Five Tips for Designing Better Workshop Presentations

OK, you have submitted a workshop proposal (thanks!) and it has been accepted (congratulations!). Time to start planning. Here are five tips, based on years of experience and piles of evaluation comments, for designing a great session.

1. Less is More: Plan (and Promise) Accordingly

If your session has the same title as a PhD program, you have planned too much! “Teaching ESL.” Way too big! “Teaching Pronunciation.” Still too big. “Teaching Suprasegmentals.” Getting closer. “Five Activities for Teaching Suprasegmentals.” Bingo. That is a topic you can reasonably tackle in a limited amount of time. And participants will walk away feeling you have delivered what was promised.

2. Be a Good Tour Guide

A hallmark of explicit instruction in the classroom is telling students what they are going to learn and why they are learning it. The same principal holds when delivering workshops. Provide an agenda. Tell people why they are doing an activity. Let them know that in five minutes there will be a break. The more your participants are comfortable knowing where they are going (and assured that YOU know where YOU are going), the more they can relax and learn.

3. Provide Hands-On Activities

People love to do things. People love to talk. Teachers REALLY love to talk. The vast majority of positive workshop evaluation comments focus not on a presenter’s brilliant speaking style, but on the opportunity to participate, do activities and discuss things. So make sure to build in plenty of discussion, role plays and hands-on practice.

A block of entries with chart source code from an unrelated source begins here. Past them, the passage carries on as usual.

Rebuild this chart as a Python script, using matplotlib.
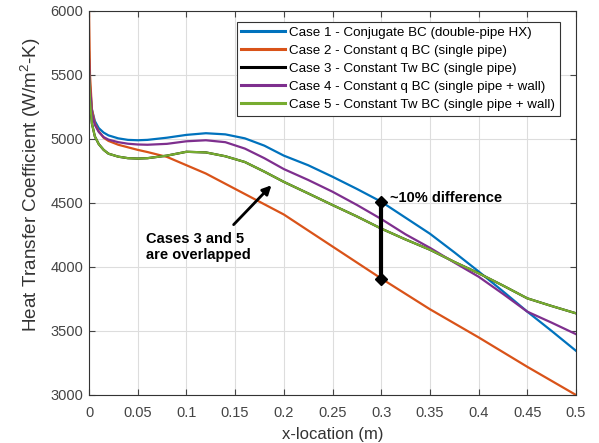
import numpy as np
from matplotlib import pyplot as plt

plt.rcParams['font.family'] = ['Liberation Sans', 'DejaVu Sans']
plt.rcParams['mathtext.default'] = 'regular'

# x-location (m) and heat transfer coefficient (W/m2-K)
x_loc = [0, 0.001, 0.003, 0.006, 0.01, 0.015, 0.02, 0.03, 0.04, 0.05, 0.06, 0.08,
         0.1, 0.12, 0.14, 0.16, 0.18, 0.2, 0.225, 0.25, 0.275, 0.3, 0.325, 0.35,
         0.375, 0.4, 0.425, 0.45, 0.475, 0.5]
case1 = [5680, 5420, 5230, 5140, 5085, 5050, 5028, 5005, 4993, 4990, 4993, 5010,
         5032, 5045, 5036, 5005, 4948, 4870, 4795, 4705, 4610, 4510, 4385, 4260,
         4115, 3965, 3810, 3651, 3500, 3345]
case2 = [6000, 5500, 5230, 5120, 5060, 5010, 4985, 4955, 4935, 4915, 4898, 4860,
         4795, 4730, 4650, 4570, 4490, 4410, 4285, 4160, 4035, 3910, 3790, 3670,
         3560, 3450, 3335, 3220, 3110, 3000]
case3 = [5530, 5300, 5120, 5020, 4960, 4915, 4885, 4862, 4850, 4847, 4850, 4870,
         4900, 4895, 4865, 4820, 4745, 4665, 4575, 4484, 4395, 4300, 4215, 4135,
         4040, 3951, 3855, 3755, 3695, 3638]
case4 = [5620, 5400, 5200, 5110, 5055, 5015, 4995, 4975, 4963, 4957, 4955, 4962,
         4982, 4990, 4975, 4925, 4850, 4765, 4680, 4588, 4485, 4375, 4255, 4150,
         4035, 3924, 3790, 3651, 3565, 3475]
case5 = [5530, 5300, 5120, 5020, 4960, 4915, 4885, 4862, 4850, 4847, 4850, 4870,
         4900, 4895, 4865, 4820, 4745, 4665, 4575, 4484, 4395, 4300, 4215, 4135,
         4040, 3951, 3855, 3755, 3695, 3638]

labels = ['Case 1 - Conjugate BC (double-pipe HX)',
          'Case 2 - Constant q BC (single pipe)',
          'Case 3 - Constant Tw BC (single pipe)',
          'Case 4 - Constant q BC (single pipe + wall)',
          'Case 5 - Constant Tw BC (single pipe + wall)']
colors = ['#0072BD', '#D95319', '#000000', '#7E2F8E', '#77AC30']

diff_x = 0.3
diff_y = [3910, 4510]

fig = plt.figure(figsize=(5.99, 4.43), dpi=100)
ax = fig.add_axes([0.1486, 0.1084, 0.8130, 0.8668])

for ys, lab, c in zip([case1, case2, case3, case4, case5], labels, colors):
    ax.plot(x_loc, ys, color=c, lw=1.6, label=lab)

# ~10% difference marker
ax.plot([diff_x, diff_x], diff_y, color='black', lw=3, marker='D', ms=6)
ax.text(0.309, 4540, '~10% difference', fontsize=10.5, fontweight='bold', va='center')

ax.annotate('', xy=(0.1893, 4654), xytext=(0.1465, 4315),
            arrowprops=dict(arrowstyle='-|>', color='black', lw=2, mutation_scale=13))
ax.text(0.0585, 4272, 'Cases 3 and 5\nare overlapped', fontsize=10.5, fontweight='bold',
        va='top', linespacing=1.2)

ax.set_xlim(0, 0.5)
ax.set_ylim(3000, 6000)
ax.set_xticks(np.arange(0, 0.51, 0.05))
ax.set_xticklabels(['0', '0.05', '0.1', '0.15', '0.2', '0.25', '0.3', '0.35', '0.4', '0.45', '0.5'])
ax.set_yticks(np.arange(3000, 6001, 500))
ax.grid(True, color='#dddddd', lw=0.8)
ax.set_axisbelow(True)
ax.tick_params(direction='in', top=True, right=True, labelsize=10.5, colors='#444444', length=4)
ax.tick_params(axis='x', pad=8)
ax.tick_params(axis='y', pad=4)
for s in ax.spines.values():
    s.set_color('#333333')

ax.set_xlabel('x-location (m)', fontsize=12, color='#333333', labelpad=5)
ax.set_ylabel('Heat Transfer Coefficient (W/m$^2$-K)', fontsize=13.6, color='#333333')
ax.yaxis.set_label_coords(-0.095, 0.547)

leg = ax.legend(loc='upper right', bbox_to_anchor=(0.967, 0.971), borderaxespad=0,
                fontsize=9.6, fancybox=False, framealpha=1, edgecolor='#333333',
                handlelength=3.3, labelspacing=0.42, handletextpad=0.3, borderpad=0.35)
leg.get_frame().set_linewidth(0.8)
for line in leg.get_lines():
    line.set_linewidth(2.2)

fig.savefig('out.png', dpi=100)
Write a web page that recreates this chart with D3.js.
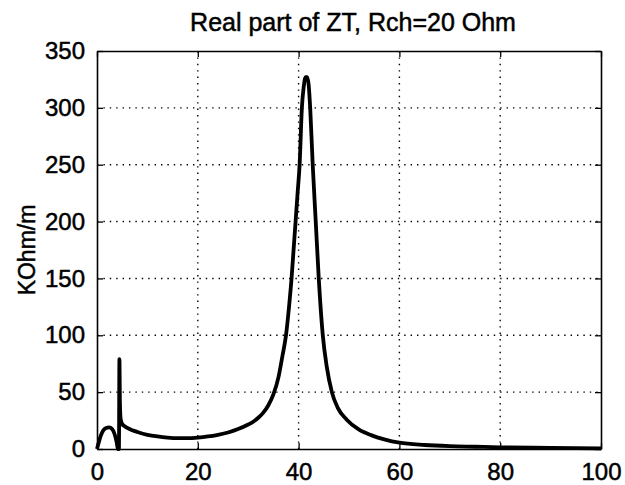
<!DOCTYPE html>
<html>
<head>
<meta charset="utf-8">
<script src="https://cdn.jsdelivr.net/npm/d3@7"></script>
<style>
  html, body { margin: 0; padding: 0; background: #ffffff; }
  svg { display: block; }
  text { font-family: "Liberation Sans", Arial, sans-serif; fill: #000000; }
</style>
</head>
<body>
<div id="graph"></div>
<script>
// Données : abscisse (sans unité) et partie réelle de ZT (KOhm/m)
const freq = [
  0, 0.3, 0.7, 1.2, 1.8, 2.4, 3.0, 3.5, 3.9, 4.15,
  4.35, 4.45, 4.55, 4.7, 5.0, 5.5, 6, 7, 8, 10,
  12, 14, 16, 18, 20, 22, 24, 26, 28, 30,
  31, 32, 33, 34, 35, 36, 36.8, 37.5, 38.1, 38.6,
  39.0, 39.4, 39.8, 40.2, 40.65, 41.0, 41.4, 41.7, 42.0, 42.3,
  42.8, 43.4, 44.0, 44.8, 45.6, 46.6, 47.8, 49.5, 52, 54.5,
  57, 60, 65, 70, 75, 80, 90, 100
];
const reZ = [
  0, 5, 11, 16, 18.5, 19, 17.5, 13, 6, 0,
  0, 79, 40, 26, 22, 20, 18.5, 16.5, 15, 12.5,
  11, 10, 9.5, 9.5, 10, 11, 12.5, 14.5, 17.5, 21.5,
  24, 27.5, 32, 38.5, 48, 63, 82, 100, 125, 150,
  175, 200, 225, 250, 300, 318, 327, 327, 320, 300,
  250, 200, 150, 100, 72, 50, 36, 26, 17, 12,
  8.5, 5.5, 3.5, 2.5, 2, 1.5, 1, 0.5
];

// Graduations
const xTicks = [0, 20, 40, 60, 80, 100];
const yTicks = [0, 50, 100, 150, 200, 250, 300, 350];

const graphCfg = {
  target: '#graph',
  title: 'Real part of ZT, Rch=20 Ohm',
  yLabel: 'KOhm/m',
};

//---------------------------------------------------------------------------------------

// Création du canevas SVG

const width = 625;
const height = 485;
const margin = { top: 51, right: 24, bottom: 36, left: 97 };

const svg = d3
  .select(graphCfg.target)
  .append('svg')
  .attr('width', width)
  .attr('height', height);

svg.append('rect')
  .attr('width', width)
  .attr('height', height)
  .attr('fill', '#ffffff');

const svgPlot = svg
  .append('g')
  .attr('transform', `translate(${margin.left}, ${margin.top})`);

const plotW = width - margin.left - margin.right;
const plotH = height - margin.top - margin.bottom;

//---------------------------------------------------------------------------------------

// Échelles

const x = d3.scaleLinear().domain([0, 100]).range([0, plotW]);
const y = d3.scaleLinear().domain([0, 350]).range([plotH, 0]);

//---------------------------------------------------------------------------------------

// Grille pointillée

svgPlot.append('g')
  .selectAll('line')
  .data(xTicks.slice(1, -1))
  .join('line')
  .attr('x1', d => x(d))
  .attr('x2', d => x(d))
  .attr('y1', 0)
  .attr('y2', plotH)
  .attr('stroke', '#000')
  .attr('stroke-width', 1.4)
  .attr('stroke-dasharray', '1.4,5');

svgPlot.append('g')
  .selectAll('line')
  .data(yTicks.slice(1, -1))
  .join('line')
  .attr('x1', 0)
  .attr('x2', plotW)
  .attr('y1', d => y(d))
  .attr('y2', d => y(d))
  .attr('stroke', '#000')
  .attr('stroke-width', 1.4)
  .attr('stroke-dasharray', '1.4,5');

//---------------------------------------------------------------------------------------

// Axes (graduations vers l'intérieur, sur les quatre côtés)

svgPlot.append('g')
  .attr('transform', `translate(0, ${plotH})`)
  .call(d3.axisBottom(x).tickValues(xTicks).tickSizeInner(-6).tickSizeOuter(0).tickPadding(14));

svgPlot.append('g')
  .call(d3.axisLeft(y).tickValues(yTicks).tickSizeInner(-6).tickSizeOuter(0).tickPadding(12));

svgPlot.append('g')
  .call(d3.axisTop(x).tickValues(xTicks).tickSizeInner(-6).tickSizeOuter(0).tickFormat(''));

svgPlot.append('g')
  .attr('transform', `translate(${plotW}, 0)`)
  .call(d3.axisRight(y).tickValues(yTicks).tickSizeInner(-6).tickSizeOuter(0).tickFormat(''));

svgPlot.selectAll('.domain').attr('stroke', '#000').attr('stroke-width', 1.6);
svgPlot.selectAll('.tick line').attr('stroke', '#000').attr('stroke-width', 1.3);
svgPlot.selectAll('.tick text')
  .style('font-family', '"Liberation Sans", Arial, sans-serif')
  .style('font-size', '24px')
  .attr('fill', '#000')
  .attr('stroke', '#000')
  .attr('stroke-width', 0.5);

//---------------------------------------------------------------------------------------

// Courbe

const line = d3.line()
  .x((d, i) => x(freq[i]))
  .y(d => y(d))
  .curve(d3.curveMonotoneX);

svgPlot.append('path')
  .datum(reZ)
  .attr('d', line)
  .attr('fill', 'none')
  .attr('stroke', '#000')
  .attr('stroke-width', 3.8)
  .attr('stroke-linejoin', 'round');

//---------------------------------------------------------------------------------------

// Titraille

svg.append('text')
  .attr('x', margin.left + plotW / 2 + 4)
  .attr('y', 31)
  .attr('text-anchor', 'middle')
  .attr('stroke', '#000')
  .attr('stroke-width', 0.5)
  .style('font-size', '25px')
  .text(graphCfg.title);

svg.append('text')
  .attr('transform', `translate(35, ${margin.top + plotH / 2}) rotate(-90)`)
  .attr('text-anchor', 'middle')
  .attr('stroke', '#000')
  .attr('stroke-width', 0.5)
  .style('font-size', '23px')
  .text(graphCfg.yLabel);
</script>
</body>
</html>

4. Help them Make the Leap

There is a big difference between telling people what YOU have done and helping them understand how THEY can do it. Workshop participants often struggle to apply a best practice to their own situations (“But that won’t work in MY classroom…MY students are different…”). Build in opportunities to help participants apply what they have learned. Working through case studies and giving participants a chance to do some planning are two great ways to ensure application.

5. Cut, Don’t Rush

OK, you’ve followed Tip #1, but halfway through your presentation you realize you still have way too much content. It happens. If you just talk fast enough you’ll be able to get through everything, right? No! Take a deep breath and cut something. Cut content, cut lecture, but DON’T cut the activities. And don’t cut your brilliant ending where you tie everything together and leave them feeling energized!